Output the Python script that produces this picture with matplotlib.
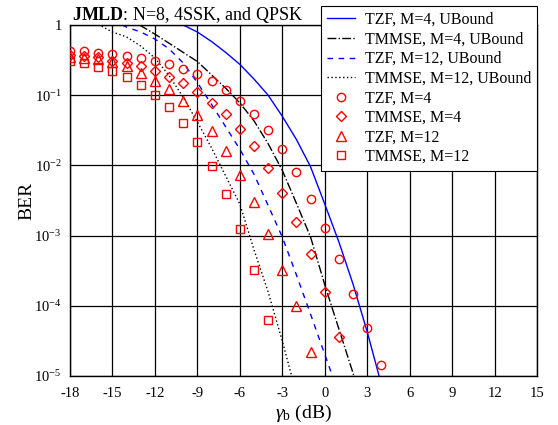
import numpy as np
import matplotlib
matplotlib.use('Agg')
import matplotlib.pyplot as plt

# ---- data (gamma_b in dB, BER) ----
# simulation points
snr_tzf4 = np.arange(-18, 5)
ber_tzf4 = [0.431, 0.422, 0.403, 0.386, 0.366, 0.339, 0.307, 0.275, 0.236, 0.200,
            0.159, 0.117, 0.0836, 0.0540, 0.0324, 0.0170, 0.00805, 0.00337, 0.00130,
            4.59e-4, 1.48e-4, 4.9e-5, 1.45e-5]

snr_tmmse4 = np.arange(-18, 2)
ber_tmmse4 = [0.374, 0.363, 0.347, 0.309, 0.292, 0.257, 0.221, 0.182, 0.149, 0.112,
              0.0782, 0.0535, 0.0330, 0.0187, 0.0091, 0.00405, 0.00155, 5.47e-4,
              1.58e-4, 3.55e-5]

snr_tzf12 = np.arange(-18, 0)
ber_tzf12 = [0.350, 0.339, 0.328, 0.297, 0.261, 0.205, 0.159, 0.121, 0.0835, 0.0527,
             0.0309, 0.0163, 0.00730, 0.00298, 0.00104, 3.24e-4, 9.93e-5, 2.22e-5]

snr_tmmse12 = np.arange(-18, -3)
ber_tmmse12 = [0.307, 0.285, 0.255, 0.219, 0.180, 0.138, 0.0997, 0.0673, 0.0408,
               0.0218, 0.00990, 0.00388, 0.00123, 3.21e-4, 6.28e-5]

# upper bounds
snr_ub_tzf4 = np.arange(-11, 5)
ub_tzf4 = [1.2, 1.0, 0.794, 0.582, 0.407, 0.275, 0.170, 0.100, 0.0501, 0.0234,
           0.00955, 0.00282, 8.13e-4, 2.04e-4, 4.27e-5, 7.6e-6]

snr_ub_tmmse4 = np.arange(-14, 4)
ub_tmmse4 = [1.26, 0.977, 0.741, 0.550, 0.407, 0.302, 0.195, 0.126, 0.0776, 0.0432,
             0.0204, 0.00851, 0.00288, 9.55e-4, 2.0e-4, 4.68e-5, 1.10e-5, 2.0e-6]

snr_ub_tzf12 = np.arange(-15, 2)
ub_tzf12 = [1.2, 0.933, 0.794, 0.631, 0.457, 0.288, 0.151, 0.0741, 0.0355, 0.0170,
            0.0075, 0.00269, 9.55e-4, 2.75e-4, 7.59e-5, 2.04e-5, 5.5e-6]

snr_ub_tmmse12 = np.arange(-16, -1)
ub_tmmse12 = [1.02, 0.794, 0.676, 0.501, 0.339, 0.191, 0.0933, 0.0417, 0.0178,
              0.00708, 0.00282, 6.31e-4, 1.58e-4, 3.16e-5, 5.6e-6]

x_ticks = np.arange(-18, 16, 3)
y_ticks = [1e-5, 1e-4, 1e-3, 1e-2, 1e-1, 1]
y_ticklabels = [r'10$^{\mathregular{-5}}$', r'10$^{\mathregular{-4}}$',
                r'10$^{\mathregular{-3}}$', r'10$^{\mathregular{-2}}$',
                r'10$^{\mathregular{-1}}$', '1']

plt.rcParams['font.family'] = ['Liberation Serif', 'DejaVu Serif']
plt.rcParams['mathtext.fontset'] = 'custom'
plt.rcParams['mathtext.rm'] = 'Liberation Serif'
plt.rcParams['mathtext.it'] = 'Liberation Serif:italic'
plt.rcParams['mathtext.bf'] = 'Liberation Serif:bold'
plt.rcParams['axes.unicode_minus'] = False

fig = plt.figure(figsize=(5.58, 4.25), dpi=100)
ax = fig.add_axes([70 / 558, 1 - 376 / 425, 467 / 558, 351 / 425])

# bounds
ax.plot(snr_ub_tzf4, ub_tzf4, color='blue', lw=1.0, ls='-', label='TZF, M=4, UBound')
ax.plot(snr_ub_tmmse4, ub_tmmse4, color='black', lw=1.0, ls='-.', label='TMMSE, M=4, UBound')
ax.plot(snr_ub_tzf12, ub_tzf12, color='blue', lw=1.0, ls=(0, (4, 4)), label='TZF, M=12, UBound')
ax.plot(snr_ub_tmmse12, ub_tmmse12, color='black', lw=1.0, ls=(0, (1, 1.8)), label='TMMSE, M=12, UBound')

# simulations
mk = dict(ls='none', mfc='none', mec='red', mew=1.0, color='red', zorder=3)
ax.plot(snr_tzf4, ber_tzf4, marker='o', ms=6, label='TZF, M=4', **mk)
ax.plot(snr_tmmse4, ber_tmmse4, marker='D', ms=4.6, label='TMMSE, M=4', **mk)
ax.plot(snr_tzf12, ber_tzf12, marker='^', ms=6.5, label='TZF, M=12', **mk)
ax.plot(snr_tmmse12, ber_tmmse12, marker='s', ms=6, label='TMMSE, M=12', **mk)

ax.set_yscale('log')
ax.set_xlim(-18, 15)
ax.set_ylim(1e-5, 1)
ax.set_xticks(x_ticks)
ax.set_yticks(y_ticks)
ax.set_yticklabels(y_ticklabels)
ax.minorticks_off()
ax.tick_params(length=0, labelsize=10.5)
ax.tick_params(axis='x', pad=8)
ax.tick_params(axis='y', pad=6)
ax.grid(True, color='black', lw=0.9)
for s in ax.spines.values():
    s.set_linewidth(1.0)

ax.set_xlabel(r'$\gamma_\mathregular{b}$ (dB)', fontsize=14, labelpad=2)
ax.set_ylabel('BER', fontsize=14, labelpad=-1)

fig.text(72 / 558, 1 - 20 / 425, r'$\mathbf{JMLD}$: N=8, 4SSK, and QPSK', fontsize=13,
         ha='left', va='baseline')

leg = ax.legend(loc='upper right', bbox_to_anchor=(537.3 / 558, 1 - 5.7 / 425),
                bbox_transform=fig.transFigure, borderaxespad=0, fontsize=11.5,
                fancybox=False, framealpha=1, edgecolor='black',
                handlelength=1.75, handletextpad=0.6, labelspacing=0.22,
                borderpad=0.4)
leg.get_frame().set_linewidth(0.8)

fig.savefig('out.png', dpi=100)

● **DIRECTIVE**: With all pictures left out, please transcribe exactly the lines from the start of the material through the line with "0.00955, 0.00282, 8.13e-4, 2.04e-4, 4.27e-5, 7.6e-6]".

● **FULL ANSWER**:
Output the Python script that produces this picture with matplotlib.
import numpy as np
import matplotlib
matplotlib.use('Agg')
import matplotlib.pyplot as plt

# ---- data (gamma_b in dB, BER) ----
# simulation points
snr_tzf4 = np.arange(-18, 5)
ber_tzf4 = [0.431, 0.422, 0.403, 0.386, 0.366, 0.339, 0.307, 0.275, 0.236, 0.200,
            0.159, 0.117, 0.0836, 0.0540, 0.0324, 0.0170, 0.00805, 0.00337, 0.00130,
            4.59e-4, 1.48e-4, 4.9e-5, 1.45e-5]

snr_tmmse4 = np.arange(-18, 2)
ber_tmmse4 = [0.374, 0.363, 0.347, 0.309, 0.292, 0.257, 0.221, 0.182, 0.149, 0.112,
              0.0782, 0.0535, 0.0330, 0.0187, 0.0091, 0.00405, 0.00155, 5.47e-4,
              1.58e-4, 3.55e-5]

snr_tzf12 = np.arange(-18, 0)
ber_tzf12 = [0.350, 0.339, 0.328, 0.297, 0.261, 0.205, 0.159, 0.121, 0.0835, 0.0527,
             0.0309, 0.0163, 0.00730, 0.00298, 0.00104, 3.24e-4, 9.93e-5, 2.22e-5]

snr_tmmse12 = np.arange(-18, -3)
ber_tmmse12 = [0.307, 0.285, 0.255, 0.219, 0.180, 0.138, 0.0997, 0.0673, 0.0408,
               0.0218, 0.00990, 0.00388, 0.00123, 3.21e-4, 6.28e-5]

# upper bounds
snr_ub_tzf4 = np.arange(-11, 5)
ub_tzf4 = [1.2, 1.0, 0.794, 0.582, 0.407, 0.275, 0.170, 0.100, 0.0501, 0.0234,
           0.00955, 0.00282, 8.13e-4, 2.04e-4, 4.27e-5, 7.6e-6]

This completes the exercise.